Stasch joined the foundation in 2001 and served as vice president for U.S. programs before being picked for the top job in 2014. Previously, she served as chief of staff to former Chicago Mayor Richard Daley and as chief executive of a Chicago community-development bank.
Dan Huttenlocher, MacArthur’s board chairman, praised Stash for bringing a sense of “rigor, urgency, and boldness” to the foundation.
“Her vision helped define ‘big bet’ philanthropy and reinforce in powerful ways the foundation’s core commitment to justice,” he said in a statement.
Under Stasch, the foundation, which has about $7 billion in assets, wound down some longstanding programs, such as its support for housing and maternal health, and committed larger sums of money to criminal justice, climate change and the environment, nuclear disarmament, and civil-society efforts in a single country, Nigeria.
“We will work in programs that are larger in scale, time-limited in nature, or designed to reach specific objectives,” she wrote in her first annual report as president. “We will place less emphasis on program areas with an indefinite life span.”
‘Sense of Urgency’
Stasch pushed for a sunset date on each big bet, believing it would make grants more effective.

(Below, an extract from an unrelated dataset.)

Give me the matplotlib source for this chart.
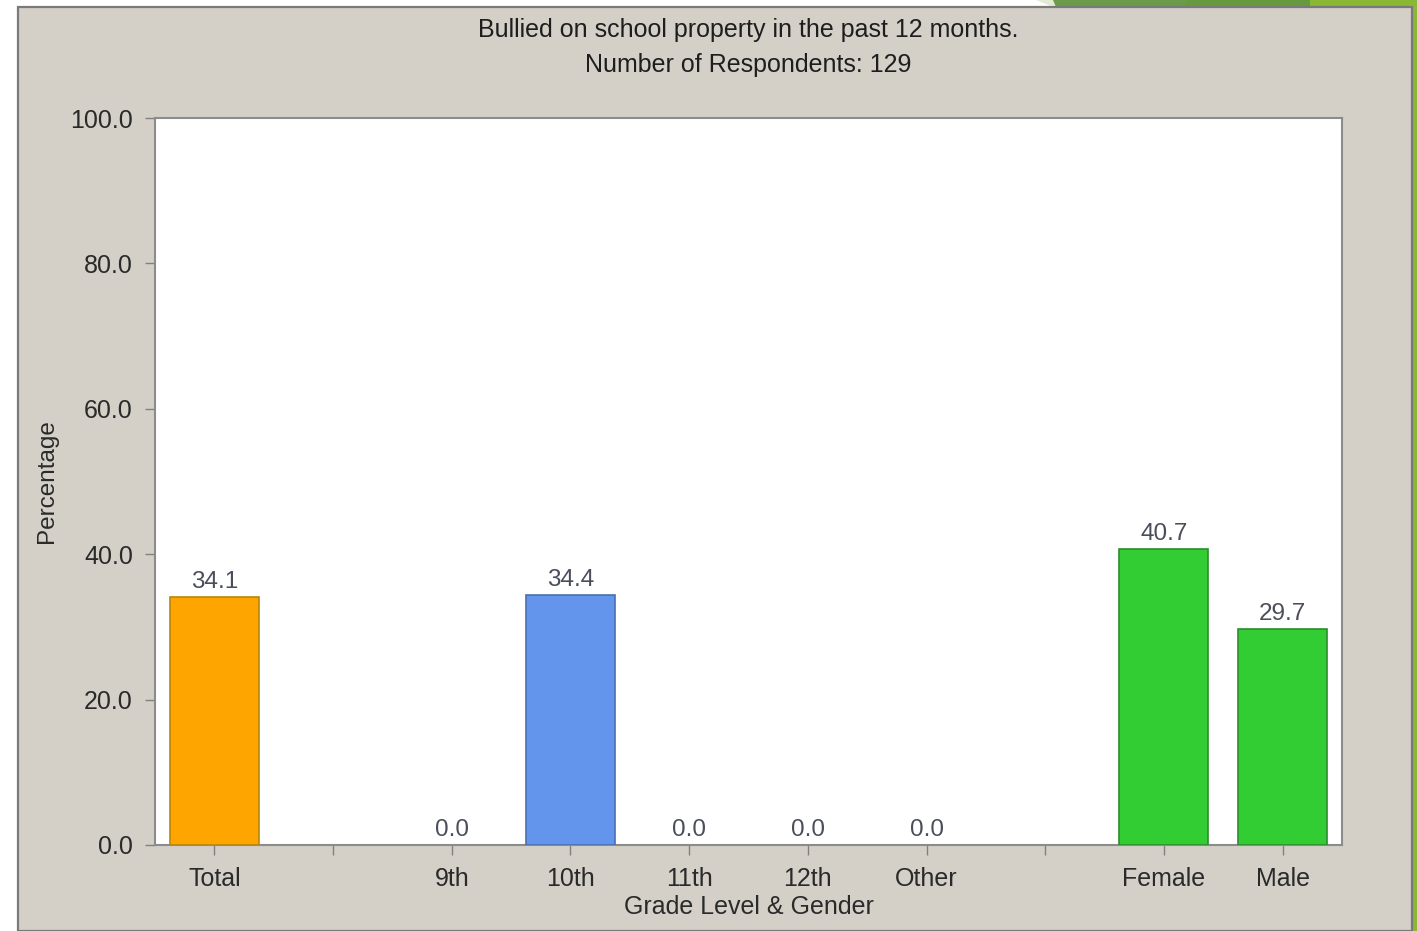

She told the Chronicle in 2015 that putting a “bookend” on a program’s life cycle would create pressure for the grant maker to change course quickly, if necessary.
“Having a sense of urgency and relevance requires that you create structures that force you to constantly examine” the foundation’s impact, she says. “Being time-limited does that. If we don’t get traction in the first few years, there may be better ways to use our money.”
Stasch also altered the way the foundation evaluates potential new program areas. Rather than construct a fully baked plan before committing money, Stasch has advocated for what some call a “design-build” approach that gets money out the door quickly and entrusts foundation leaders, grantees, and others to make changes in funding priorities on the fly.
Under Stasch, MacArthur continued to place an emphasis on program-related investments that attempt to generate both a social and a financial return. It also sought to develop a platform for uninitiated impact investors to get involved. For instance, in 2016 MacArthur teamed up with the Calvert Foundation and the Chicago Community Trust to create “Benefit Chicago,” an attempt to steer donor-advised-fund holders to make impact investments in the city.
With Stasch at the helm, MacArthur also inaugurated 100&Change, a $100 million grant given after a yearlong selection process. The award was designed to lift the veil on the grant-making process and provide applicants with public and expert feedback. In December, MacArthur announced the winners: the International Rescue Committee and the Sesame Street Workshop, for a program to educate refugee children in the Middle East.
The MacArthur board will immediately launch a broad search for Stasch’s replacement, Huttenlocher said.